Tuesday, 2 September 2014

Development & History of Irish Flags Pt2 dawn of heraldry

The Anglo-Normans came to Ireland at the end of the Twelfth Century, introducing various things that had never been seen on the island before, such as armour, stone castles and heraldry. (Heraldry is basically all things to do with coats of arms see here for more information.)  Heraldry appeared in Ireland in the Thirteenth Century, and by the late middle ages had become a complicated system used by every nation in Western Europe. Along with heraldry came heraldic flags notably banners and standards, the fore-runners of modern vexillology. Although the Normans had borne flags before the done of heraldry. Most notable is the one given by the pope to William the Conquer for his conquest of England in 1066 (above right), it is probably from flags like these that heraldic flags grew out of.
The Anglo Irish Normans soon began making heraldic flags, we know that in 1288 two red cloth, silk and satin banners and standards were made in Ross Co Wexford for the use by the King's soldiers.
Heraldry was adopted by the Gaelic Irish too, perhaps one such example is the red flag of the O'Brien's of Thomond, born in battle against the Clares who had been given the title Lord of Thomond by the Lord of Ireland (King of England). The Office of Chief Herald of Ireland, describes the early arms of the O'Brien's as being a red field with an arm holding a sword.
The modern coat of arms of Ireland is the harp on a blue field (used in both the arms of the Republic of Ireland, United Kingdom and even Canada), and while harps were used as an Irish symbol in this period it was not the only one.
There was a device of a King seated on a throne, although the exact form seems to differ depending on the source, but most French and Spanish rolls of arms depict the King figure holding a sceptre in one hand and a lilly in the other. This is believed to be the arms of the ancient province of Meath . Another is golden shield bearing a black lion rampant. the lion in the canton of the Burke arms (who's red cross is also in the flag of Ulster) may be a reference to this.

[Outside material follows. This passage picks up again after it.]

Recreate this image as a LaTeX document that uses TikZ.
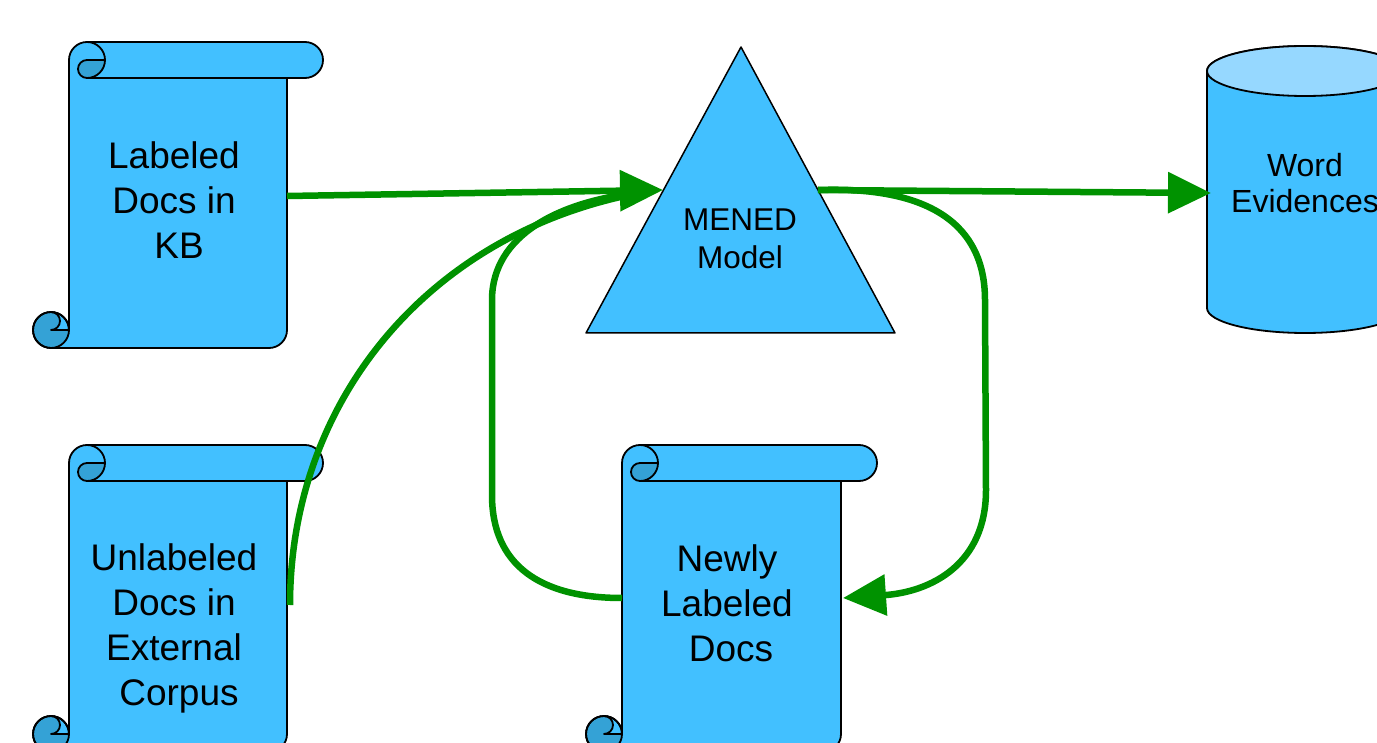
\documentclass[tikz,border=0pt]{standalone}
\usepackage{fontspec}
\setmainfont{Liberation Sans}
\usetikzlibrary{arrows.meta}

\definecolor{docblue}{RGB}{66,192,255}
\definecolor{curlblue}{RGB}{52,162,214}
\definecolor{cyltop}{RGB}{150,216,255}
\definecolor{flowgreen}{RGB}{0,146,0}

\tikzset{
  outline/.style={draw=black, line width=1.8pt, line join=round},
  flow/.style={draw=flowgreen, line width=6.5pt},
  flowhead/.style={-{Triangle[length=43pt,width=40pt]}, flowgreen},
  bigtext/.style={align=center, font=\fontsize{37}{45}\selectfont},
  smalltext/.style={align=center, font=\fontsize{31.5}{38}\selectfont},
  storetext/.style={align=center, font=\fontsize{32}{36}\selectfont},
}

% A rolled document: #1 left and #3 right edge of the sheet, #2 top, #4 bottom
\newcommand\docscroll[4]{%
  % sheet with its top roll and bottom curl
  \fill[docblue] (#1,{#2+18}) arc[start angle=180,end angle=270,radius=18]
    -- ({#3+18},#2) arc[start angle=270,end angle=450,radius=18]
    -- (#3,{#2+36}) -- (#3,{#4-18}) arc[start angle=0,end angle=90,radius=18]
    -- ({#1-18},#4) arc[start angle=90,end angle=360,radius=18] -- cycle;
  % shaded inside of the top roll
  \fill[curlblue] ({#1+18},{#2+18}) -- ({#1+36},{#2+18})
    arc[start angle=0,end angle=90,radius=18]
    arc[start angle=90,end angle=270,radius=9] -- cycle;
  % shaded bottom curl
  \fill[curlblue] ({#1-18},{#4-18}) -- (#1,{#4-18})
    arc[start angle=0,end angle=270,radius=18]
    arc[start angle=270,end angle=450,radius=9] -- cycle;
  % contour
  \draw[outline] (#1,{#2+18}) arc[start angle=180,end angle=270,radius=18]
    -- ({#3+18},#2) arc[start angle=270,end angle=450,radius=18]
    -- (#3,{#2+36}) -- (#3,{#4-18}) arc[start angle=0,end angle=90,radius=18]
    -- ({#1-18},#4) arc[start angle=90,end angle=360,radius=18] -- cycle;
  % roll details
  \draw[outline] ({#1+18},#2) arc[start angle=270,end angle=450,radius=18]
    arc[start angle=90,end angle=270,radius=9] -- ({#1+36},{#2+18});
  \draw[outline] ({#1+18},{#2+36}) -- (#3,{#2+36});
  \draw[outline] ({#1-18},{#4-18}) circle[radius=18];
  \draw[outline] ({#1-18},{#4-36}) arc[start angle=270,end angle=450,radius=9]
    -- (#1,{#4-18});
}

\begin{document}
\begin{tikzpicture}[x=1pt,y=-1pt]
\useasboundingbox (0,0) rectangle (1377,743);
\clip (0,0) rectangle (1377,743);

% documents
\docscroll{69}{42}{287}{348}
\docscroll{69}{445}{287}{752}
\docscroll{622}{445}{841}{752}

% model
\filldraw[fill=docblue, draw=black, line width=1.5pt, line join=round]
  (741,47) -- (895,333) -- (586,333) -- cycle;

% evidence store
\filldraw[fill=docblue, draw=black, line width=1.8pt]
  (1207,71) -- (1207,308) arc[start angle=180,end angle=0,x radius=98,y radius=25]
  -- (1403,71) arc[start angle=0,end angle=-180,x radius=98,y radius=25] -- cycle;
\filldraw[fill=cyltop, draw=black, line width=1.8pt]
  (1305,71) ellipse[x radius=98,y radius=25];

% labels
\node[bigtext] (kb) at (174,200) {Labeled\\Docs in\\\hspace{10pt}KB};
\node[bigtext] (ext) at (174,628) {Unlabeled\\Docs in\\External\\\hspace{10pt}Corpus};
\node[bigtext] (new) at (727,603) {Newly\\Labeled\\\hspace{8pt}Docs};
\node[smalltext] (model) at (740,239) {MENED\\Model};
\node[storetext] (words) at (1305,183) {Word\\Evidences};

% attachment points
\coordinate (kbR) at (287,196);
\coordinate (extR) at (290,605);
\coordinate (newL) at (622,598);
\coordinate (newR) at (843,598);
\coordinate (modelIn) at (663,190);
\coordinate (modelJoin) at (645,192);
\coordinate (modelOut) at (818,190);
\coordinate (wordsL) at (1211,193);

% flows
\draw[flow] (extR) .. controls (290,400) and (430,230) .. (modelJoin);
\draw[flow, line join=round] (newL) .. controls (540,598) and (492,565) .. (492,495)
  -- (492,300) .. controls (492,235) and (560,200) .. (modelJoin);
\draw[flow, flowhead] (kbR) -- (modelIn);
\draw[flow, flowhead] (modelOut) -- (wordsL);
\draw[flow, flowhead, line join=round] (modelOut) .. controls (930,186) and (985,225) .. (985,300)
  -- (986,490) .. controls (986,565) and (930,592) .. (newR);
\end{tikzpicture}
\end{document}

Another most intriguing variation of the royal arms of Ireland describe a red shield, with a silver castle or tower, with an open gate, from which a hart (deer) was charging out. The hart was in its natural colours but it horns (by which the writer must have meant antlers) were gold. The seldom used crest of Ireland (left) may have its origins from these arms. Although not identical there is quite a similarity. Although it is accepted that the white hart is borrowed from the personal emblem of King Richard II.
Another description describes the Irish arms as a shield divided down the middle into two gold and red fields, in the first half is a spread eagle in the other a dagger. The description of this bears a remarkable resemblance to the arms of the province of Connaught.

Of all the coats of arms of Ireland (or at least the area's of the island under the Lordship of Ireland) the three crown device is the most prominent. These golden crowns appear on a blue field either one above the other, or in a triangle. They may be of Norman origin. Richard II granted these arms to Robert de Vere (right) "so long as he should be Duke of Ireland" in 1386. They also appear on Irish coinage of the medieval period. They were apparently borne as the arms of Ireland in the funeral of Henry V in 1413. It is a popular belief in the world of both  vexillology and heraldry, that the three crowns were the arms of the Lordship of Ireland, and when Henry VIII turned Ireland into a kingdom the harp became the royal emblem. This however does not seem to be the entire case as Harps were in use earlier, and the three crowns continued to be used as an emblem for Ireland right up to the time of Elizabeth I. A design of a royal seal of Ireland in 1584 features a shield bearing three crowns (below left) and one bearing a harp, between which the virgin queen herself is seated.

It appears that these three crowns were adopted as the arms of Munster. The origins are uncertain and links have been suggested with the three wise men who visited the infant Jesus from Mathews Gospel and even the legend of King Arthur. It should be noted that the three crowns are not unique to Ireland and feature on the current Royal Arms of Sweden.  It is from heraldry  and the flags and banners that were the forerunners of modern flags, that Ireland would get what is arguably the island's greatest symbols some of which are still in use today.